As a business owner, you need to think hard about the problems your potential clients might be having. Even if you sell a luxury like cruise ship packages or a creative service like photography, you need to think about what it is that’s driving them to consider your services specifically. If you can’t figure out their problems, you won’t be able to sell them anything.

Positioning yourself as the answer. 

Once you’ve figured out the problems, you need to assess how what your selling can solve those problems. Let’s take the example from above. If you are the artist and seller of the watercolor painting and you’d thought long and hard about the kinds of problems potential buyers might have, how would you use those problems to sell your painting?

The answer is COPY. (Duh.)

The way you do that is pretty simple. On your website, you’d simply address those problems and then talk about how your product solves them. Don’t like mass-produced? This painting is one of a kind! Its colors compliment a variety of color schemes, and it comes pre-framed in a style of your choosing!


Essentially, you’re using the features and benefits of your product to solve the aforementioned problems. You see talk of features and benefits often when copywriters are discussing effective product descriptions, but this set-up works for almost everything: About pages, Service pages, Investment pages and even sales funnels.

Getting organized. 

My students never gave a speech off the tops of their heads. OK, well they did, but only when we did a few impromptu speech exercises in class, and those were never graded. For graded speeches, they HAD to submit a written outline of their speech that was basically word-for-word what they were going to say. They weren’t even allowed to speak until I had the outline in my hand, and the completeness of the outline was a portion of the overall speech grade.

Did I do it that way because I hated my students? No.

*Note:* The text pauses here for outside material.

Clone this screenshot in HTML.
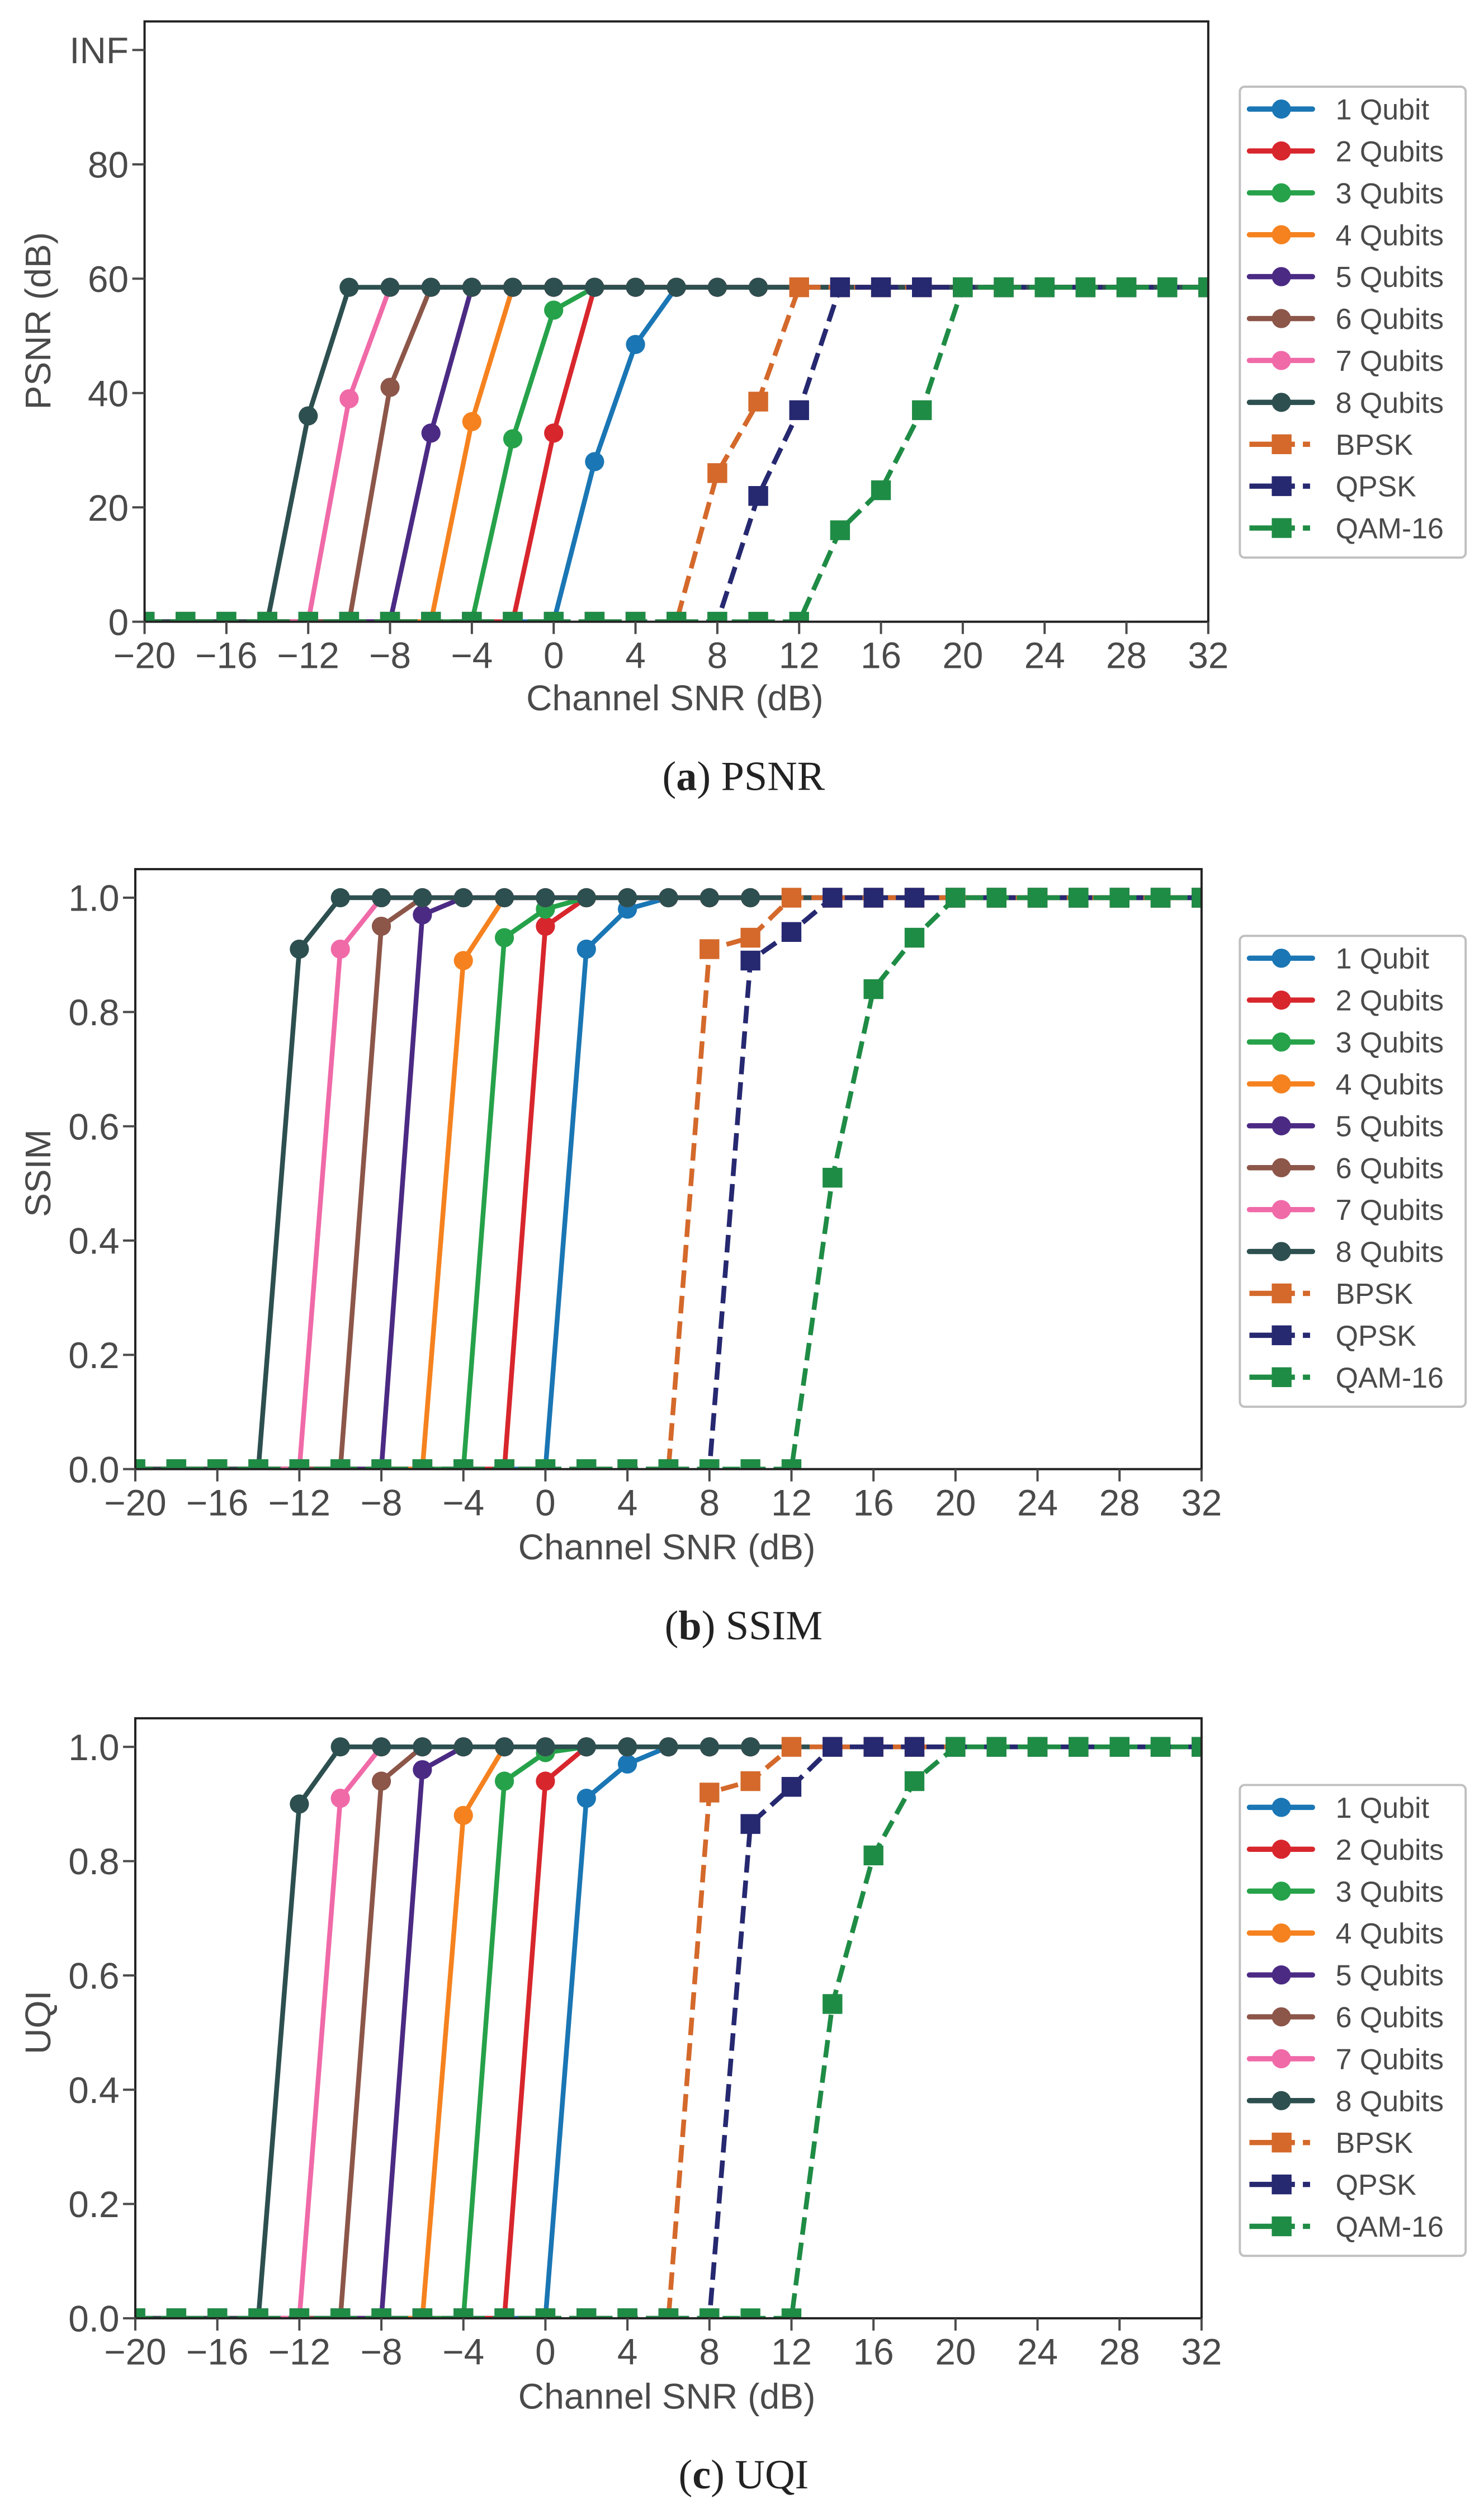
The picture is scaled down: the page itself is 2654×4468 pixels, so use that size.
<!DOCTYPE html>
<html><head><meta charset="utf-8"><style>
html,body{margin:0;padding:0;background:#fff;}
svg{display:block;}
text{font-family:"Liberation Sans",sans-serif;fill:#4a4a4a;}
.cap{font-family:"Liberation Serif",serif;fill:#222;}
</style></head><body>
<svg id="fig" xmlns="http://www.w3.org/2000/svg" width="2654" height="4468" viewBox="0 0 930 1565.6"></svg>
<script>
const xValues = [-20,-18,-16,-14,-12,-10,-8,-6,-4,-2,0,2,4,6,8,10,12,14,16,18,20,22,24,26,28,30,32];
const seriesNames = ["1 Qubit","2 Qubits","3 Qubits","4 Qubits","5 Qubits","6 Qubits","7 Qubits","8 Qubits","BPSK","QPSK","QAM-16"];
const xTicks = [-20,-16,-12,-8,-4,0,4,8,12,16,20,24,28,32];
const psnrStart = [2,0,-2,-4,-6,-8,-10,-12,8,10,14];
const psnrRamp = [[28,48.5],[33],[32,54.5],[35],[33],[41],[39],[36],[26,38.5],[22,37],[16,23,37]];
const psnrCap = 58.5;
const ssimStart = [2,0,-2,-4,-6,-8,-10,-12,8,10,14];
const ssimRamp = [[0.91,0.98],[0.95],[0.93,0.98],[0.89],[0.97],[0.95],[0.91],[0.91],[0.91,0.93],[0.89,0.94],[0.51,0.84,0.93]];
const ssimCap = 1.0;
const uqiStart = [2,0,-2,-4,-6,-8,-10,-12,8,10,14];
const uqiRamp = [[0.91,0.97],[0.94],[0.94,0.99],[0.88],[0.96],[0.94],[0.91],[0.90],[0.92,0.94],[0.865,0.93],[0.55,0.81,0.94]];
const uqiCap = 1.0;
const psnrTickVals = [0,20,40,60,80,100];
const psnrTickLabels = ["0","20","40","60","80","INF"];
const unitTickVals = [0,0.2,0.4,0.6,0.8,1.0];
const unitTickLabels = ["0.0","0.2","0.4","0.6","0.8","1.0"];

const colors = ["#1a76b4","#d8262d","#26a24a","#f5821f","#4b2a84","#8c5649","#f06aa8","#2d4f4f","#d4692b","#262870","#1f8c45"];
const NS="http://www.w3.org/2000/svg";
const svg=document.getElementById('fig');
function el(tag,attrs,parent){const e=document.createElementNS(NS,tag);for(const k in attrs)e.setAttribute(k,attrs[k]);(parent||svg).appendChild(e);return e;}

function build(start,ramp,cap){
  return start.map((s,i)=>xValues.map(x=>{
    if(x<s) return 0;
    const k=(x-s)/2;
    return k<ramp[i].length?ramp[i][k]:cap;
  }));
}

function chart(cfg){
  const {L,R,T,B,yMin,yMax,data,tickVals,tickLabels,ylabel,caption,letter,off,id}=cfg;
  const g=el('g',{});
  
  
  const xs=v=>L+(v+20)/52*(R-L);
  const ys=v=>B-(v-yMin)/(yMax-yMin)*(B-(cfg.Y1));
  const clip=el('clipPath',{id:'c'+id},g);
  el('rect',{x:L,y:T,width:R-L,height:B-T},clip);
  const plot=el('g',{'clip-path':'url(#c'+id+')'},g);
  data.forEach((vals,i)=>{
    const sq=i>=8;
    const sg=el('g',{},plot);
    
    
    const pts=vals.map((v,j)=>xs(xValues[j]).toFixed(2)+','+ys(v).toFixed(2)).join(' ');
    const pl=el('polyline',{points:pts,fill:'none',stroke:colors[i],'stroke-width':3,'stroke-linejoin':'round','stroke-linecap':sq?'butt':'round'},sg);
    if(sq) pl.setAttribute('stroke-dasharray','11 5');
    vals.forEach((v,j)=>{
      const cx=xs(xValues[j]),cy=ys(v);
      let m;
      if(sq) m=el('rect',{x:cx-6.2,y:cy-6.2,width:12.4,height:12.4,fill:colors[i]},sg);
      else m=el('circle',{cx:cx,cy:cy,r:6,fill:colors[i]},sg);
      
      
    });
  });
  const frame=el('rect',{x:L,y:T,width:R-L,height:B-T,fill:'none',stroke:'#222','stroke-width':1.4},g);
  
  
  xTicks.forEach(t=>{
    const x=xs(t);
    el('line',{x1:x,x2:x,y1:B,y2:B+7.7,stroke:'#4a4a4a','stroke-width':1.4},g);
    const tx=el('text',{x:x,y:B+29,'text-anchor':'middle','font-size':23},g);
    tx.textContent=(t<0?'\u2212'+(-t):String(t));
    
    
  });
  tickVals.forEach((t,k)=>{
    const y=ys(t);
    el('line',{x1:L-7.7,x2:L,y1:y,y2:y,stroke:'#4a4a4a','stroke-width':1.4},g);
    const tx=el('text',{x:L-10,y:y+8.3,'text-anchor':'end','font-size':23},g);
    tx.textContent=tickLabels[k];
    
    
  });
  const xl=el('text',{x:(L+R)/2-1,y:445+off,'text-anchor':'middle','font-size':22.5},g);
  xl.textContent='Channel SNR (dB)';
  
  
  const yl=el('text',{x:0,y:0,'text-anchor':'middle','font-size':22.5,transform:'translate(31.5,'+(cfg.ylY)+') rotate(-90)'},g);
  yl.textContent=ylabel;
  
  
  const cp=el('text',{x:466,y:495+off,'text-anchor':'middle','font-size':26,class:'cap'},g);
  
  
  cp.innerHTML='(<tspan font-weight="bold">'+letter+'</tspan>) '+caption;
  const lg=el('g',{},g);
  
  
  el('rect',{x:777,y:54.3+off,width:141.5,height:295,rx:3,fill:'#fff',stroke:'#c0c0c0','stroke-width':1.4},lg);
  seriesNames.forEach((n,i)=>{
    const y=68.3+off+i*26.25;
    const sq=i>=8;
    const e=el('g',{},lg);
    
    
    if(sq){
      el('line',{x1:783,x2:811.5,y1:y,y2:y,stroke:colors[i],'stroke-width':3.3},e);
      el('line',{x1:816.5,x2:821,y1:y,y2:y,stroke:colors[i],'stroke-width':3.3},e);
      el('rect',{x:797,y:y-6.2,width:12.4,height:12.4,fill:colors[i]},e);
    } else {
      el('line',{x1:783,x2:822.5,y1:y,y2:y,stroke:colors[i],'stroke-width':3.3,'stroke-linecap':'round'},e);
      el('circle',{cx:803,cy:y,r:6,fill:colors[i]},e);
    }
    const t=el('text',{x:837,y:y+6.5,'font-size':18.2},e);
    t.textContent=n;
  });
}

chart({id:'psnr',L:90.6,R:757.2,T:13.4,B:389.5,Y1:31.3,yMin:0,yMax:100,data:build(psnrStart,psnrRamp,psnrCap),tickVals:psnrTickVals,tickLabels:psnrTickLabels,ylabel:'PSNR (dB)',caption:'PSNR',letter:'a',off:0,ylY:201});
chart({id:'ssim',L:84.8,R:753,T:544.5,B:920.4,Y1:562.4,yMin:0,yMax:1,data:build(ssimStart,ssimRamp,ssimCap),tickVals:unitTickVals,tickLabels:unitTickLabels,ylabel:'SSIM',caption:'SSIM',letter:'b',off:532,ylY:735});
chart({id:'uqi',L:84.8,R:753,T:1076.5,B:1452.4,Y1:1094.4,yMin:0,yMax:1,data:build(uqiStart,uqiRamp,uqiCap),tickVals:unitTickVals,tickLabels:unitTickLabels,ylabel:'UQI',caption:'UQI',letter:'c',off:1064,ylY:1267});
</script>
</body></html>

I did it because effective persuasion takes planning and organization.

This is one reason hiring a copywriter is often more expensive than some might expect. I’ve said it before, but we copywriters don’t just sit down and spit out words. We research, brainstorm, and go through drafts of copy before we even send you the one we deem the “first” draft. It’s a process. For every About page or sales page I write, I come up with a handwritten outline of the organization I want to use to create the final product.

Problem-Solution organization.

After you’ve taken stock of your clients’ problems and how you’re going to use your product or service to solve them, plug it into this outline.

I. Introduce your product/service with an attention-grabber. (Yes, that’s a technical term. I said so.)

II. Identify the problem(s) your reader is facing.

III. Identify the features and benefits that will solve those problems.

IV. Insert your call to action.



Well, no.

Not completely. There’s a lot of meaty goodness that goes into persuasive speaking/writing, but I’m not teaching a writing course here. This is the bare bones crash course on the basics of persuasion, and the introduction and subpoints of this outline change slightly depending on what kind of content you’re writing. About pages will address different problems than Investment pages, for example. But yes, that’s the gist of it.

It seems simple, but when I browse websites that belong to potential clients, I’m often surprised at how unorganized everything is, especially if the copy was DIY’d. By taking the time to really think about your organization, you set up your reader for that call to action at the end. If you can tell them plainly how your business can help them, they’ll be ready to make contact or to buy. Take a few moments to plan your copy in advance in order to prime your leads for the sale.

So here’s your homework:

Go make a list of the top three problems your clients are most likely facing (and don’t stop short… really dig). Then go to your website and ask yourself honestly: are you addressing those problems? Where? If you are, are you doing so in a way that sets your business up as the obvious solution?

Come back next week when we talk about the importance of credibility.

Class dismissed.

Prof. Lauren


2 thoughts on “Persuasion 201: They Have Problems

  1. theredheads says:

    I am LOVING this series. As an author, I decided to DIY the coy for my website. I’m certain now that I’ve had it up for several months (and after reading this) that I need to spend some time making sure it’s meeting my customers’ needs and not just talking about myself. Especially before publishing my next book…


    1. Lauren Patton says:

      Nothing makes me happier than to hear this, thank you! It’s so easy to think that websites are all about you, especially when you’re selling yourself. (Does that sound wrong? It sounds wrong. You know what I mean). But making sure your customers are the focus of your copy is essential to good salesmanship! Good luck!